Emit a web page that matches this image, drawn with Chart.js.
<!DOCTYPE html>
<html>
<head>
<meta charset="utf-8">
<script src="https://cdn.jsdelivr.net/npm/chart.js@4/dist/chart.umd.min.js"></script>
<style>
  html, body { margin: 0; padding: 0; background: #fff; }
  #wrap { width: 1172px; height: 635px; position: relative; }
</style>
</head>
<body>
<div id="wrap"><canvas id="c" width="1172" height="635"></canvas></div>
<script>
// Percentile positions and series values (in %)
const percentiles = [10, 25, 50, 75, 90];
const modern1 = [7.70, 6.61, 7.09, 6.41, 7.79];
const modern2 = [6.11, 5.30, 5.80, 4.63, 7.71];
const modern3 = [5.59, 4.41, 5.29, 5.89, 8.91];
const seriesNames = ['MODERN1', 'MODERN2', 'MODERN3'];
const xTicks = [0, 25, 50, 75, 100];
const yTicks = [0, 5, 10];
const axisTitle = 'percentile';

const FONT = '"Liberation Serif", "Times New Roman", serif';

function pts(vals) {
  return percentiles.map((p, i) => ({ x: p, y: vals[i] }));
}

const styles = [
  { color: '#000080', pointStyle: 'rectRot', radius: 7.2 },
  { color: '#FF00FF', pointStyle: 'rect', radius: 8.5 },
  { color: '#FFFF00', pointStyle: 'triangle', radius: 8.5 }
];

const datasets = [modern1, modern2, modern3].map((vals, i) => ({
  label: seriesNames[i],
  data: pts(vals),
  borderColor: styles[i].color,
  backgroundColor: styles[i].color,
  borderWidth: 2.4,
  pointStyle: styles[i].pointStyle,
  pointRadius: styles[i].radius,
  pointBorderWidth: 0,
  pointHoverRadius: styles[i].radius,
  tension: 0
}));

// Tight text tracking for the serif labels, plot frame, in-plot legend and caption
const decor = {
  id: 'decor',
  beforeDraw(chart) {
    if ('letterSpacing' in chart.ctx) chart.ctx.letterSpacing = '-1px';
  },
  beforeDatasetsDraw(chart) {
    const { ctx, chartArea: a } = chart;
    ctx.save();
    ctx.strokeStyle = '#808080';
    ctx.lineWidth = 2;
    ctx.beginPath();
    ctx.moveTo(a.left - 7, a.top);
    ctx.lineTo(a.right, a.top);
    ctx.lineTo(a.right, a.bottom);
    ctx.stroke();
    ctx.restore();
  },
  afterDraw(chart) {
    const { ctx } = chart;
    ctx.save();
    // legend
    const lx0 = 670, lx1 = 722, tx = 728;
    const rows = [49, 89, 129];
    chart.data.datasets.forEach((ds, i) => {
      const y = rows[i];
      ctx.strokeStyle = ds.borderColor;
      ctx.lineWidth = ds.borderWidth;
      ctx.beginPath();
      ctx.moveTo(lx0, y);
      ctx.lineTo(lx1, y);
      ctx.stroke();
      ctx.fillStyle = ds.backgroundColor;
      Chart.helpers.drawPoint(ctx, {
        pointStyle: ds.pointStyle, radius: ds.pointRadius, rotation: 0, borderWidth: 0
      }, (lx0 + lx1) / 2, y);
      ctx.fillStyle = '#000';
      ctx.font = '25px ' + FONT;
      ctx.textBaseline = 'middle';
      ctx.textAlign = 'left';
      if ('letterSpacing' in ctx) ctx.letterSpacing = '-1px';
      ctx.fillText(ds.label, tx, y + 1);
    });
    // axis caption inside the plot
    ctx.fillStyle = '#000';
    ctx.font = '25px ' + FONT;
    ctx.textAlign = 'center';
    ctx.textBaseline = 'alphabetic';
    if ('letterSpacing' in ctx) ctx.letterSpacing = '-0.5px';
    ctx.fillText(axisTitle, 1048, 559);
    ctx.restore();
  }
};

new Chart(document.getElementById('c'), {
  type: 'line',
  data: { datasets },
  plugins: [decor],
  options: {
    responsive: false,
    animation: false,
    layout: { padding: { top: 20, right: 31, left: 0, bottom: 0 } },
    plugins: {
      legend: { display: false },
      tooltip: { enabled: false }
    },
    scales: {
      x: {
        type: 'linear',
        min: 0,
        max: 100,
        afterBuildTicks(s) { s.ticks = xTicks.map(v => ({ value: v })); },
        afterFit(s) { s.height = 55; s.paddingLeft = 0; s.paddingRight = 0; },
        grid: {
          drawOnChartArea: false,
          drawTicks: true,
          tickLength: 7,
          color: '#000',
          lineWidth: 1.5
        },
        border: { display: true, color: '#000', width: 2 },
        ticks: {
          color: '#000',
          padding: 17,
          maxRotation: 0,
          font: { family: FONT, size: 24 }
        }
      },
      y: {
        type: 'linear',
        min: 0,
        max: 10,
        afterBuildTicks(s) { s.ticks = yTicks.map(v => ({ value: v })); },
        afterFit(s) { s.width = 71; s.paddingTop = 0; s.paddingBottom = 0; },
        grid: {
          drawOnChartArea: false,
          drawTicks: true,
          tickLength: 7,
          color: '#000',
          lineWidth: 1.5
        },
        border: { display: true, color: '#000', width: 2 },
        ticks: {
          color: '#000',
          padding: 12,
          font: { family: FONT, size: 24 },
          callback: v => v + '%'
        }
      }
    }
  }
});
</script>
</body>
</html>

> Task objective
Copy all data exactly, start to finish.

> Task solution
Emit a web page that matches this image, drawn with Chart.js.
<!DOCTYPE html>
<html>
<head>
<meta charset="utf-8">
<script src="https://cdn.jsdelivr.net/npm/chart.js@4/dist/chart.umd.min.js"></script>
<style>
  html, body { margin: 0; padding: 0; background: #fff; }
  #wrap { width: 1172px; height: 635px; position: relative; }
</style>
</head>
<body>
<div id="wrap"><canvas id="c" width="1172" height="635"></canvas></div>
<script>
// Percentile positions and series values (in %)
const percentiles = [10, 25, 50, 75, 90];
const modern1 = [7.70, 6.61, 7.09, 6.41, 7.79];
const modern2 = [6.11, 5.30, 5.80, 4.63, 7.71];
const modern3 = [5.59, 4.41, 5.29, 5.89, 8.91];
const seriesNames = ['MODERN1', 'MODERN2', 'MODERN3'];
const xTicks = [0, 25, 50, 75, 100];
const yTicks = [0, 5, 10];
const axisTitle = 'percentile';

const FONT = '"Liberation Serif", "Times New Roman", serif';

function pts(vals) {
  return percentiles.map((p, i) => ({ x: p, y: vals[i] }));
}

const styles = [
  { color: '#000080', pointStyle: 'rectRot', radius: 7.2 },
  { color: '#FF00FF', pointStyle: 'rect', radius: 8.5 },
  { color: '#FFFF00', pointStyle: 'triangle', radius: 8.5 }
];

const datasets = [modern1, modern2, modern3].map((vals, i) => ({
  label: seriesNames[i],
  data: pts(vals),
  borderColor: styles[i].color,
  backgroundColor: styles[i].color,
  borderWidth: 2.4,
  pointStyle: styles[i].pointStyle,
  pointRadius: styles[i].radius,
  pointBorderWidth: 0,
  pointHoverRadius: styles[i].radius,
  tension: 0
}));

// Tight text tracking for the serif labels, plot frame, in-plot legend and caption
const decor = {
  id: 'decor',
  beforeDraw(chart) {
    if ('letterSpacing' in chart.ctx) chart.ctx.letterSpacing = '-1px';
  },
  beforeDatasetsDraw(chart) {
    const { ctx, chartArea: a } = chart;
    ctx.save();
    ctx.strokeStyle = '#808080';
    ctx.lineWidth = 2;
    ctx.beginPath();
    ctx.moveTo(a.left - 7, a.top);
    ctx.lineTo(a.right, a.top);
    ctx.lineTo(a.right, a.bottom);
    ctx.stroke();
    ctx.restore();
  },
  afterDraw(chart) {
    const { ctx } = chart;
    ctx.save();
    // legend
    const lx0 = 670, lx1 = 722, tx = 728;
    const rows = [49, 89, 129];
    chart.data.datasets.forEach((ds, i) => {
      const y = rows[i];
      ctx.strokeStyle = ds.borderColor;
      ctx.lineWidth = ds.borderWidth;
      ctx.beginPath();
      ctx.moveTo(lx0, y);
      ctx.lineTo(lx1, y);
      ctx.stroke();
      ctx.fillStyle = ds.backgroundColor;
      Chart.helpers.drawPoint(ctx, {
        pointStyle: ds.pointStyle, radius: ds.pointRadius, rotation: 0, borderWidth: 0
      }, (lx0 + lx1) / 2, y);
      ctx.fillStyle = '#000';
      ctx.font = '25px ' + FONT;
      ctx.textBaseline = 'middle';
      ctx.textAlign = 'left';
      if ('letterSpacing' in ctx) ctx.letterSpacing = '-1px';
      ctx.fillText(ds.label, tx, y + 1);
    });
    // axis caption inside the plot
    ctx.fillStyle = '#000';
    ctx.font = '25px ' + FONT;
    ctx.textAlign = 'center';
    ctx.textBaseline = 'alphabetic';
    if ('letterSpacing' in ctx) ctx.letterSpacing = '-0.5px';
    ctx.fillText(axisTitle, 1048, 559);
    ctx.restore();
  }
};

new Chart(document.getElementById('c'), {
  type: 'line',
  data: { datasets },
  plugins: [decor],
  options: {
    responsive: false,
    animation: false,
    layout: { padding: { top: 20, right: 31, left: 0, bottom: 0 } },
    plugins: {
      legend: { display: false },
      tooltip: { enabled: false }
    },
    scales: {
      x: {
        type: 'linear',
        min: 0,
        max: 100,
        afterBuildTicks(s) { s.ticks = xTicks.map(v => ({ value: v })); },
        afterFit(s) { s.height = 55; s.paddingLeft = 0; s.paddingRight = 0; },
        grid: {
          drawOnChartArea: false,
          drawTicks: true,
          tickLength: 7,
          color: '#000',
          lineWidth: 1.5
        },
        border: { display: true, color: '#000', width: 2 },
        ticks: {
          color: '#000',
          padding: 17,
          maxRotation: 0,
          font: { family: FONT, size: 24 }
        }
      },
      y: {
        type: 'linear',
        min: 0,
        max: 10,
        afterBuildTicks(s) { s.ticks = yTicks.map(v => ({ value: v })); },
        afterFit(s) { s.width = 71; s.paddingTop = 0; s.paddingBottom = 0; },
        grid: {
          drawOnChartArea: false,
          drawTicks: true,
          tickLength: 7,
          color: '#000',
          lineWidth: 1.5
        },
        border: { display: true, color: '#000', width: 2 },
        ticks: {
          color: '#000',
          padding: 12,
          font: { family: FONT, size: 24 },
          callback: v => v + '%'
        }
      }
    }
  }
});
</script>
</body>
</html>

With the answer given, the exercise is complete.